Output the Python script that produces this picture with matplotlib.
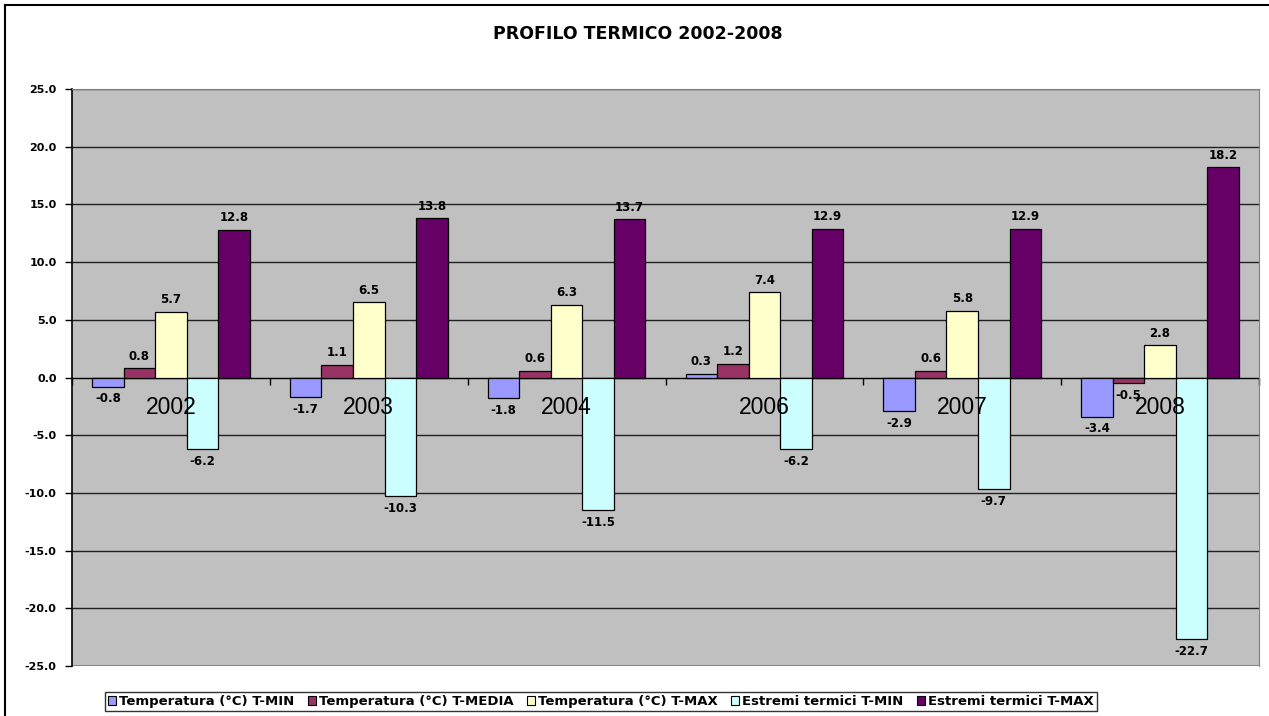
import matplotlib

matplotlib.use("Agg")
import matplotlib.pyplot as plt
import numpy as np
from matplotlib.lines import Line2D
from matplotlib.patches import Patch

# Temperature profile 2002-2008
YEARS = ["2002", "2003", "2004", "2006", "2007", "2008"]
SERIES = [
    "Temperatura (°C) T-MIN",
    "Temperatura (°C) T-MEDIA",
    "Temperatura (°C) T-MAX",
    "Estremi termici T-MIN",
    "Estremi termici T-MAX",
]
T_MIN = [-0.8, -1.7, -1.8, 0.3, -2.9, -3.4]
T_MEDIA = [0.8, 1.1, 0.6, 1.2, 0.6, -0.5]
T_MAX = [5.7, 6.5, 6.3, 7.4, 5.8, 2.8]
EST_MIN = [-6.2, -10.3, -11.5, -6.2, -9.7, -22.7]
EST_MAX = [12.8, 13.8, 13.7, 12.9, 12.9, 18.2]
COLORS = ["#9999FF", "#993366", "#FFFFCC", "#CCFFFF", "#660066"]

FONT = "DejaVu Sans"

fig = plt.figure(figsize=(12.69, 7.16), dpi=100)
ax = fig.add_axes([72 / 1269, 1 - 666 / 716, (1259 - 72) / 1269, (666 - 89) / 716])
ax.set_facecolor("#C0C0C0")

x = np.arange(len(YEARS)) + 0.5
width = 1 / 6.28
values = [T_MIN, T_MEDIA, T_MAX, EST_MIN, EST_MAX]
for k, (vals, color) in enumerate(zip(values, COLORS)):
    bars = ax.bar(x + (k - 2) * width, vals, width, color=color, edgecolor="black",
                  linewidth=0.9, zorder=3)
    for b, v in zip(bars, vals):
        off = 4 if v >= 0 else -4
        ax.annotate(f"{v:.1f}", (b.get_x() + b.get_width() / 2, v), xytext=(0, off),
                    textcoords="offset points", ha="center",
                    va="bottom" if v >= 0 else "top", fontsize=8.5, fontweight="bold",
                    family=FONT, zorder=5)

# year labels sit just under the zero line, over the bars
for xi, yr in zip(x, YEARS):
    ax.annotate(yr, (xi, 0), xytext=(0, -21.5), textcoords="offset points",
                ha="center", va="center", fontsize=16.5, family="Liberation Sans", zorder=6)

ax.set_xlim(0, len(YEARS))
ax.set_ylim(-25, 25)
ax.set_yticks(np.arange(-25, 26, 5))
ax.set_yticklabels([f"{t:.1f}" for t in np.arange(-25, 26, 5)], fontsize=8,
                   fontweight="bold", family=FONT)
ax.yaxis.grid(True, color="#202020", lw=1.0, zorder=1)
ax.set_axisbelow(True)
ax.tick_params(axis="y", length=5, width=1, direction="out", pad=6)

# category axis drawn at zero
ax.spines["bottom"].set_position(("data", 0))
ax.spines["bottom"].set_zorder(2)
ax.set_xticks(np.arange(len(YEARS) + 1))
ax.set_xticklabels([])
ax.tick_params(axis="x", length=5, width=1, direction="out")
ax.spines["left"].set_linewidth(1.2)
for side in ["top", "right"]:
    ax.spines[side].set_color("#808080")
ax.axhline(-25, color="#808080", lw=1.2, zorder=2)

fig.text(638 / 1269, 1 - 34 / 716, "PROFILO TERMICO 2002-2008", ha="center", va="center",
         fontsize=12.5, fontweight="bold", family=FONT)

handles = [Patch(facecolor=c, edgecolor="black", linewidth=0.8) for c in COLORS]
leg = fig.legend(handles, SERIES, loc="center", bbox_to_anchor=(601 / 1269, 1 - 701.5 / 716),
                 ncol=5, frameon=True, fancybox=False, edgecolor="black",
                 prop={"family": FONT, "weight": "bold", "size": 9.5},
                 handlelength=0.6, handleheight=0.6, handletextpad=0.25,
                 columnspacing=1.0, borderpad=0.25, borderaxespad=0)
leg.get_frame().set_linewidth(1.0)

# chart border (cut off at right and bottom like the screenshot)
fig.add_artist(Line2D([5 / 1269, 5 / 1269], [0, 1 - 5 / 716], color="black", lw=1.5,
                      transform=fig.transFigure))
fig.add_artist(Line2D([5 / 1269, 1], [1 - 5 / 716, 1 - 5 / 716], color="black", lw=1.5,
                      transform=fig.transFigure))

fig.savefig("out.png", dpi=100, facecolor="white")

**Task brief:** Go through the material above and print all of it exactly, except the pictures.

**Written response:**
Output the Python script that produces this picture with matplotlib.
import matplotlib

matplotlib.use("Agg")
import matplotlib.pyplot as plt
import numpy as np
from matplotlib.lines import Line2D
from matplotlib.patches import Patch

# Temperature profile 2002-2008
YEARS = ["2002", "2003", "2004", "2006", "2007", "2008"]
SERIES = [
    "Temperatura (°C) T-MIN",
    "Temperatura (°C) T-MEDIA",
    "Temperatura (°C) T-MAX",
    "Estremi termici T-MIN",
    "Estremi termici T-MAX",
]
T_MIN = [-0.8, -1.7, -1.8, 0.3, -2.9, -3.4]
T_MEDIA = [0.8, 1.1, 0.6, 1.2, 0.6, -0.5]
T_MAX = [5.7, 6.5, 6.3, 7.4, 5.8, 2.8]
EST_MIN = [-6.2, -10.3, -11.5, -6.2, -9.7, -22.7]
EST_MAX = [12.8, 13.8, 13.7, 12.9, 12.9, 18.2]
COLORS = ["#9999FF", "#993366", "#FFFFCC", "#CCFFFF", "#660066"]

FONT = "DejaVu Sans"

fig = plt.figure(figsize=(12.69, 7.16), dpi=100)
ax = fig.add_axes([72 / 1269, 1 - 666 / 716, (1259 - 72) / 1269, (666 - 89) / 716])
ax.set_facecolor("#C0C0C0")

x = np.arange(len(YEARS)) + 0.5
width = 1 / 6.28
values = [T_MIN, T_MEDIA, T_MAX, EST_MIN, EST_MAX]
for k, (vals, color) in enumerate(zip(values, COLORS)):
    bars = ax.bar(x + (k - 2) * width, vals, width, color=color, edgecolor="black",
                  linewidth=0.9, zorder=3)
    for b, v in zip(bars, vals):
        off = 4 if v >= 0 else -4
        ax.annotate(f"{v:.1f}", (b.get_x() + b.get_width() / 2, v), xytext=(0, off),
                    textcoords="offset points", ha="center",
                    va="bottom" if v >= 0 else "top", fontsize=8.5, fontweight="bold",
                    family=FONT, zorder=5)

# year labels sit just under the zero line, over the bars
for xi, yr in zip(x, YEARS):
    ax.annotate(yr, (xi, 0), xytext=(0, -21.5), textcoords="offset points",
                ha="center", va="center", fontsize=16.5, family="Liberation Sans", zorder=6)

ax.set_xlim(0, len(YEARS))
ax.set_ylim(-25, 25)
ax.set_yticks(np.arange(-25, 26, 5))
ax.set_yticklabels([f"{t:.1f}" for t in np.arange(-25, 26, 5)], fontsize=8,
                   fontweight="bold", family=FONT)
ax.yaxis.grid(True, color="#202020", lw=1.0, zorder=1)
ax.set_axisbelow(True)
ax.tick_params(axis="y", length=5, width=1, direction="out", pad=6)

# category axis drawn at zero
ax.spines["bottom"].set_position(("data", 0))
ax.spines["bottom"].set_zorder(2)
ax.set_xticks(np.arange(len(YEARS) + 1))
ax.set_xticklabels([])
ax.tick_params(axis="x", length=5, width=1, direction="out")
ax.spines["left"].set_linewidth(1.2)
for side in ["top", "right"]:
    ax.spines[side].set_color("#808080")
ax.axhline(-25, color="#808080", lw=1.2, zorder=2)

fig.text(638 / 1269, 1 - 34 / 716, "PROFILO TERMICO 2002-2008", ha="center", va="center",
         fontsize=12.5, fontweight="bold", family=FONT)

handles = [Patch(facecolor=c, edgecolor="black", linewidth=0.8) for c in COLORS]
leg = fig.legend(handles, SERIES, loc="center", bbox_to_anchor=(601 / 1269, 1 - 701.5 / 716),
                 ncol=5, frameon=True, fancybox=False, edgecolor="black",
                 prop={"family": FONT, "weight": "bold", "size": 9.5},
                 handlelength=0.6, handleheight=0.6, handletextpad=0.25,
                 columnspacing=1.0, borderpad=0.25, borderaxespad=0)
leg.get_frame().set_linewidth(1.0)

# chart border (cut off at right and bottom like the screenshot)
fig.add_artist(Line2D([5 / 1269, 5 / 1269], [0, 1 - 5 / 716], color="black", lw=1.5,
                      transform=fig.transFigure))
fig.add_artist(Line2D([5 / 1269, 1], [1 - 5 / 716, 1 - 5 / 716], color="black", lw=1.5,
                      transform=fig.transFigure))

fig.savefig("out.png", dpi=100, facecolor="white")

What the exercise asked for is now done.